Question

due to moving rooms around, my rigs are no longer permanently connected to the server.

when they are, WU’s are allocated to the rigs by name and transmission via CAT5 cabling takes a second or less.

now they are connected only every few days to upload results/download new WU’s, they take upto 7 mins per WU to download and are allocated to machines eg 123.456.789.000

even at 10Mbs/per sec rather than 100Mbs via CAT5 and 6 machines running data both ways, surely these transfer times are excessive?

or would it be limited by the network card in the server?

Got a similar issue here - think it’s either something to do with not having a DNS server set up, or it’s just that it does take a long time.

You sure it’s not downloading direct from the internet when it does it?

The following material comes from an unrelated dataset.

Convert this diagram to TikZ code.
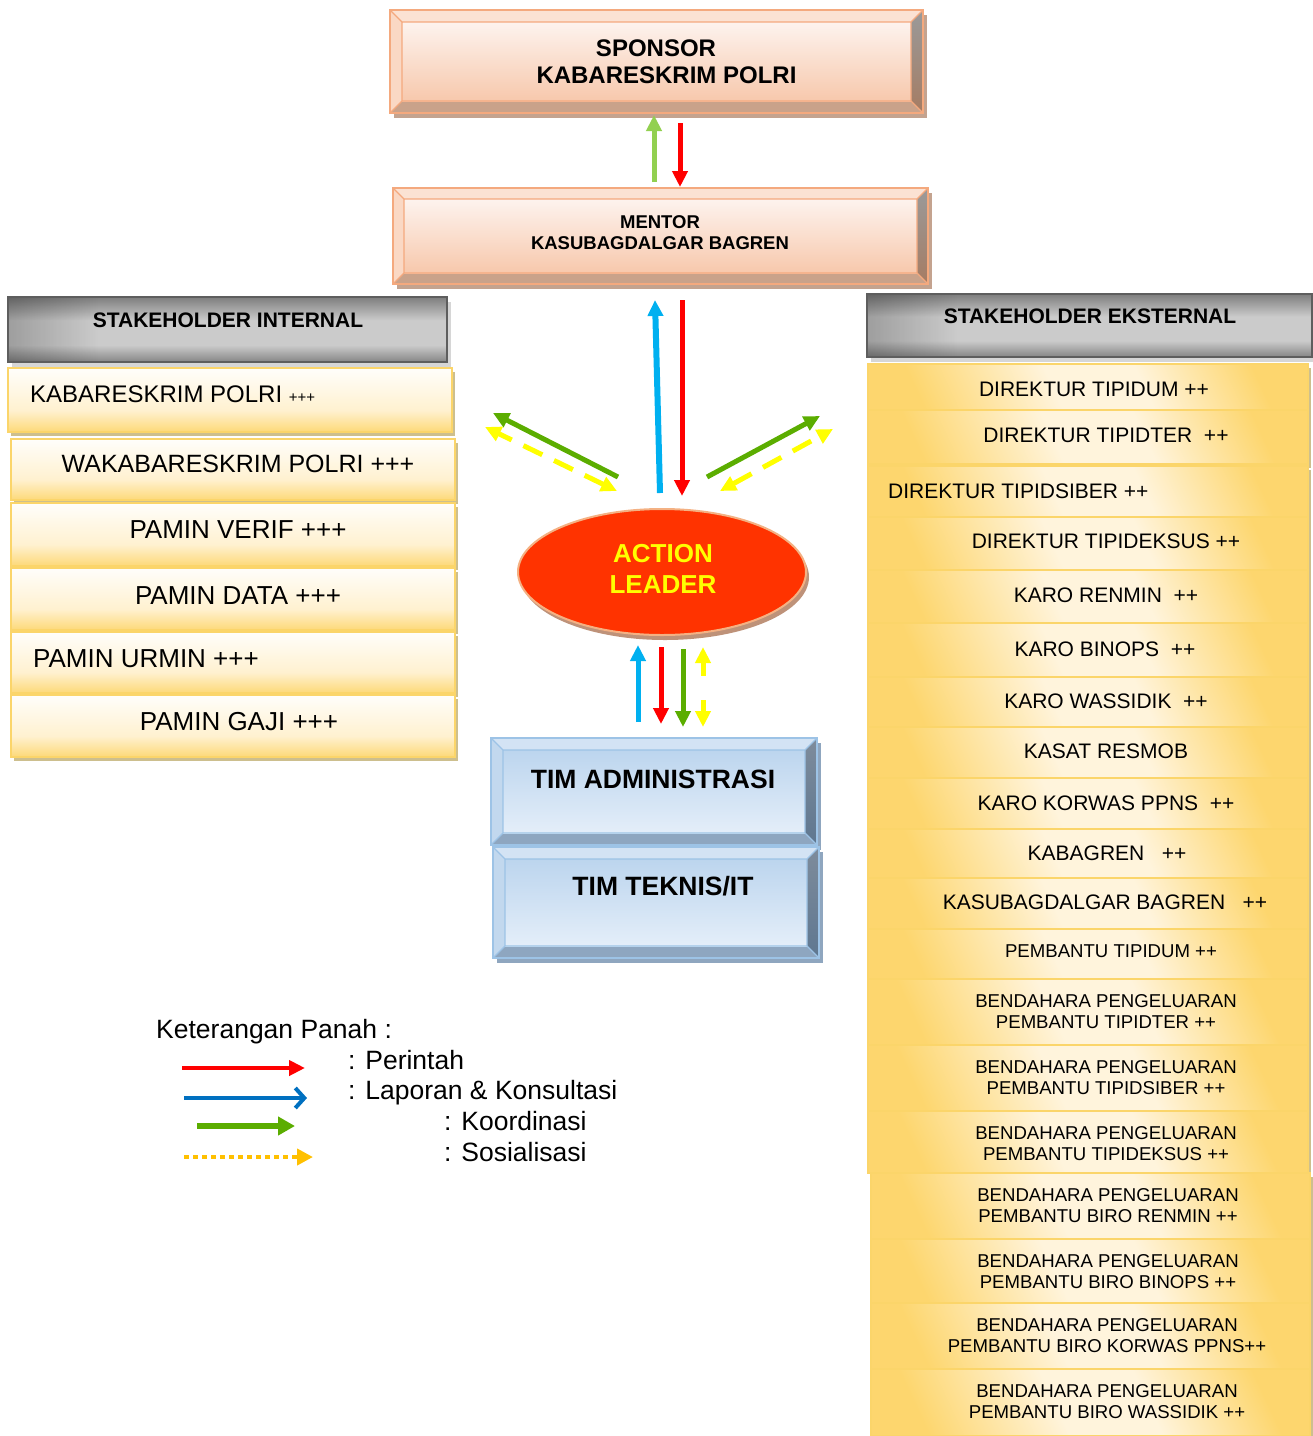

Can’t answer your question but SETI units are only 340-350Kbytes. or 2.8Mbits a unit so it should be faster than that
so something is throttling it i’d doubt it was the network cards.

Try putting an entry for each comp into the hosts files on all computers

and it gets stranger…

the WU’s sent to computers with addresses 123.456.789.000 etc are going through really fast, but the ones sent to named computers are the slow ones.

:confused:

its hammer time

Nothing strange about it Keith, it’s the way NetBIOS name browsing is handled by M$ OSes that’s causing the problem.

If you’re going to persist in plugging/unplugging machines from the network then you need to either handle all your addressing directly via IP address or give all the PCs static addresses and set up hosts/lmhosts tables on each one.

Edit the ‘hosts’ file (if its missing than rename the ‘hosts.sam’) and write all your IP’s with the computer names into it.
Put a return behind the last line (bug in W2k). Copy that file onto each of your computers. Restart them all.

If you are using lanmanager/netbios than do the same with the ‘lmhosts’ file.

After that resolving of Name/IP should work w/o probs.

You shouldn’t need to reboot the machines as the hosts file updates dynamically (the OS check it for every request).

Originally posted by JUGGY
You shouldn’t need to reboot the machines as the hosts file updates dynamically (the OS check it for every request).

Basically right as long as you edit the files directly.
M$ is first checking for a change of the file and uses the table already in memory as long as there is no change of the file.
If you are copying the files, M$ sometimes doesn’t realize the change and as a result isn’t updating the IP/name table in memory (bug in W2k?)

Interesting Len, I never realised that.